A Syrian standoff
Just about everyone who’s paying attention agrees that the prospects for a negotiated settlement in Syria are dismal, a consensus that’s both depressing and an understatement. Depressing because the killing continues without letup. Between 10,000 and 17,000 people are estimated to have been killed so far, about 200,000 have fled to neighboring countries and more than 1 million are internal refugees. An understatement because the only real peace plan, that of Kofi Annan, the former United Nations secretary-general and now U.N. special envoy to Syria, is in tatters because of incompatible preconditions attached by Bashar Assad’s Alawite-minority government and the armed opposition.
There are two reasons for the continued fighting. First, although the insurgents have turned a war once confined to the countryside and to Sunni towns such as Hama and Homs into one that threatens the regime’s hold on the nation’s two largest cities — Damascus, the capital, and Aleppo, the commercial hub — the ruling elite is not giving up. And the opposition, now better armed, more experienced and with increasing external support, thinks the fall of the House of Assad, which has lasted for more than four decades, is imminent.
The other reason the guns keeping blazing is that the major powers — the United States, China and Russia — are talking past each other and trading vitriol instead of working in concert. Washington alleges that the key to a political settlement is Assad’s departure. It has used sanctions in an effort to achieve that end and, along with its allies, pushed (unsuccessfully) for U.N.-mandated economic penalties. U.S. leaders have excoriated China, and even more strongly Russia, for refusing to join the effort and for using their Security Council vetoes to save Assad.
China and Russia charge that it’s one-sided to press Assad to stop his war and to resign, and that the opposition must cease fighting as well, without preconditions. Beijing and Moscow believe that the U.S. and its partners have hastily embraced a disparate insurgency without ascertaining what it stands for and whether it is united about Syria’s future. They believe that the triumph of a fractious insurgency would only prolong the violence.
Because China and Russia face upheavals in their Muslim regions, both worry that an Islamic regime could eventually replace Assad.
China and Russia, having abstained on, and thus enabled, a Security Council resolution on Libya that was ostensibly crafted to establish ano-fly zoneto safeguard civilians but morphed into regime change, are determined to not allow that to happen in Syria.
Nevertheless, the United States, China and Russia do have common interests that could be pursued cooperatively, including the following:
• Preventing a Lebanese-style sectarian war in post-Assad Syria, with Alawites retreating to bastions that they fortify, Sunnis trying to destroy the strongholds, Christians arming for self-protection and Kurds seeking to secede.
• Ensuring that Syria does not turn into a base for Al Qaeda or its affiliates, something that’s occurred in Mali and seems to be happening in Iraq.
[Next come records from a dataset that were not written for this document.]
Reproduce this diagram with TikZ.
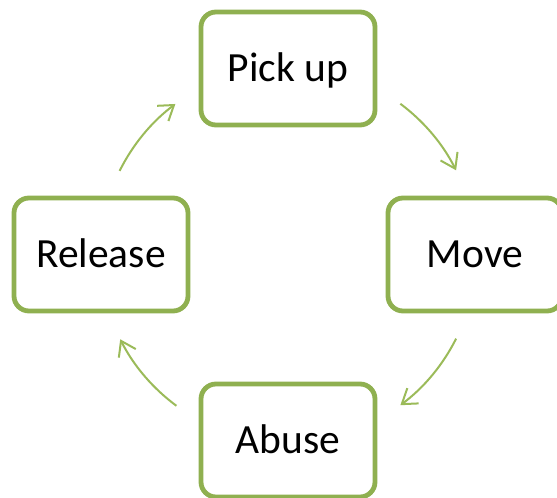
\documentclass[tikz,border=0pt]{standalone}
\usepackage{fontspec}
\setmainfont{Carlito}
\usetikzlibrary{arrows.meta}
\definecolor{boxgreen}{RGB}{143,176,80}
\definecolor{arrowgreen}{RGB}{155,187,89}
\tikzset{
  stage/.style={draw=boxgreen, line width=4.8pt, rounded corners=15pt, fill=white,
    minimum width=174pt, minimum height=113pt, inner sep=0pt,
    text height=27pt, text depth=0pt,
    font=\fontsize{41.5}{50}\selectfont},
  flow/.style={draw=arrowgreen, line width=2pt,
    -{Straight Barb[length=14pt,width=19pt,line width=2pt]}}
}
\begin{document}
\begin{tikzpicture}[x=1pt,y=1pt]
  \useasboundingbox (0,0) rectangle (557,498);
  \clip (0,0) rectangle (557,498);
  \coordinate (hub) at (288,243.5);
  \node[stage] (pick)    at (288,429.5) {Pick up};
  \node[stage] (move)    at (475,243.5) {Move};
  \node[stage] (abuse)   at (288,57.5)  {Abuse};
  \node[stage] (release) at (101,243.5) {Release};
  % curved connectors running clockwise around the hub
  \draw[flow] ([shift={(53.3:188pt)}]hub)  arc[start angle=53.3,  end angle=26.6,  radius=188pt];
  \draw[flow] ([shift={(-26.6:188pt)}]hub) arc[start angle=-26.6, end angle=-53.3, radius=188pt];
  \draw[flow] ([shift={(233.6:188pt)}]hub) arc[start angle=233.6, end angle=206.8, radius=188pt];
  \draw[flow] ([shift={(153.6:188pt)}]hub) arc[start angle=153.6, end angle=126.8, radius=188pt];
\end{tikzpicture}
\end{document}
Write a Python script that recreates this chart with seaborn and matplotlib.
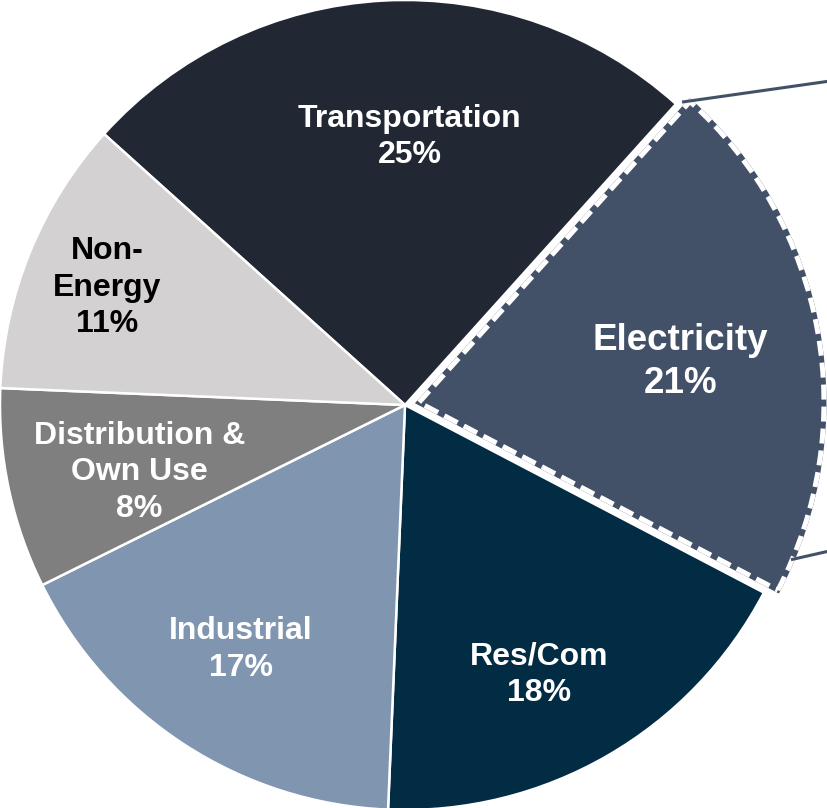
import matplotlib
matplotlib.use("Agg")
import matplotlib.pyplot as plt
import seaborn as sns
from matplotlib.patches import Wedge
import numpy as np

# ---- data ----
categories = ["Transportation", "Electricity", "Res/Com", "Industrial",
              "Distribution &\nOwn Use", "Non-\nEnergy"]
shares = [25, 21, 18, 17, 8, 11]
colors = ["#222833", "#435168", "#022B44", "#8096B0", "#7F7F7F", "#D3D1D2"]
text_colors = ["white", "white", "white", "white", "white", "black"]

# ---- layout (data units, pie radius = 1) ----
label_pos = [(0.012, 0.662), (0.680, 0.106), (0.331, -0.666),
             (-0.405, -0.604), (-0.656, -0.166), (-0.735, 0.290)]
label_size = [23, 26.5, 23, 23, 23, 23]
explode = [0, 0.035, 0, 0, 0, 0]
connectors = [((0.684, 0.748), (1.05, 0.80)),
              ((0.953, -0.382), (1.05, -0.36))]

sns.set_theme(style="white")
plt.rcParams["font.family"] = ["Liberation Sans", "DejaVu Sans"]

fig = plt.figure(figsize=(8.28, 8.08), dpi=100)
ax = fig.add_axes([0, 0, 1, 1])

wedges, _ = ax.pie(shares, colors=colors, startangle=138, counterclock=False,
                   explode=explode, radius=1,
                   wedgeprops=dict(edgecolor="white", linewidth=1.8))

# highlighted slice: slate solid border + white dashed overlay
hw = wedges[1]
hw.set_edgecolor(colors[1])
hw.set_linewidth(3.6)
hw.set_zorder(3)
overlay = Wedge(hw.center, hw.r, hw.theta1, hw.theta2, fill=False,
                edgecolor="white", linewidth=3.6,
                linestyle=(0, (3.0, 1.4)), zorder=4)
ax.add_patch(overlay)

for (p0, p1) in connectors:
    ax.plot([p0[0], p1[0]], [p0[1], p1[1]], color=colors[1], lw=2.2,
            solid_capstyle="butt", zorder=5)

for cat, v, pos, tc, fs in zip(categories, shares, label_pos, text_colors, label_size):
    ax.text(pos[0], pos[1], f"{cat}\n{v}%", ha="center", va="center",
            color=tc, fontsize=fs, fontweight="bold", linespacing=1.29,
            zorder=6)

ax.set_aspect("auto")
ax.set_xlim(-1.0, 828 / 405 - 1.0)
ax.set_ylim(-(808 - 405) / 405, 1.0)
ax.axis("off")

fig.savefig("out.png", dpi=100, facecolor="white")
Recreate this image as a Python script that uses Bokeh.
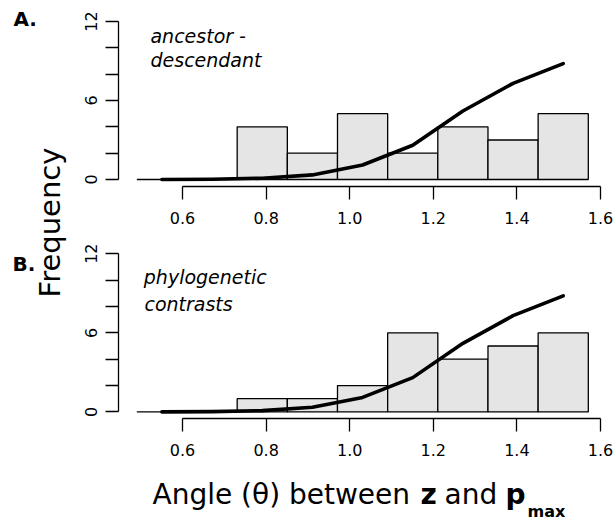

• Engaging the opposition so that if the government that follows Assad has a strong Islamic orientation, it is inclusive, democratic and respectful of the rights of religious minorities and women.
• Securing Syria’s chemical weapons so they don’t fall into the hands of terrorists groups in the event that the regime disintegrates.
• Keeping a civil war, which is already internationalized given the external assistance that the opposition is receiving, from becoming a full-blown regional war that Iran, Lebanon-based Hezbollah, Turkey and Iraq are sucked into, and keeping the Persian Gulf Arab states from funneling even more funds to Syrian Sunni militias.
• Planning for an international effort to rebuild a shattered Syria so that it does not descend into long-term poverty and instability.
There may be other shared interests, but these can serve as the foundation for behind-the-scenes diplomacy to make things in Syria less bad than they are now.
As things stand, Washington has abandoned a U.N. solution after China and Russia last week vetoed the third Security Council resolution on Syria. The U.S. is now focusing on toppling Assad. But that could take a long time, and many more people could be killed in the meantime. China and Russia increasingly understand that Assad’s regime is a lost cause, but they are unwilling to abandon it. Their problem is that they will have to recalculate or be shut out of the postwar settlement.
It is true that even under the best of conditions, the prospects are bleak that a coordinated major-power strategy can engineer the voluntary transfer of power from Assad to a transitional government, pending elections. Yet this much is certain: If China, Russia and the United States don’t try, the chances will be zero. That won’t be good for Syrians, or for them.
Rajan Menon is a professor of political science at City College of New York/City University of New York.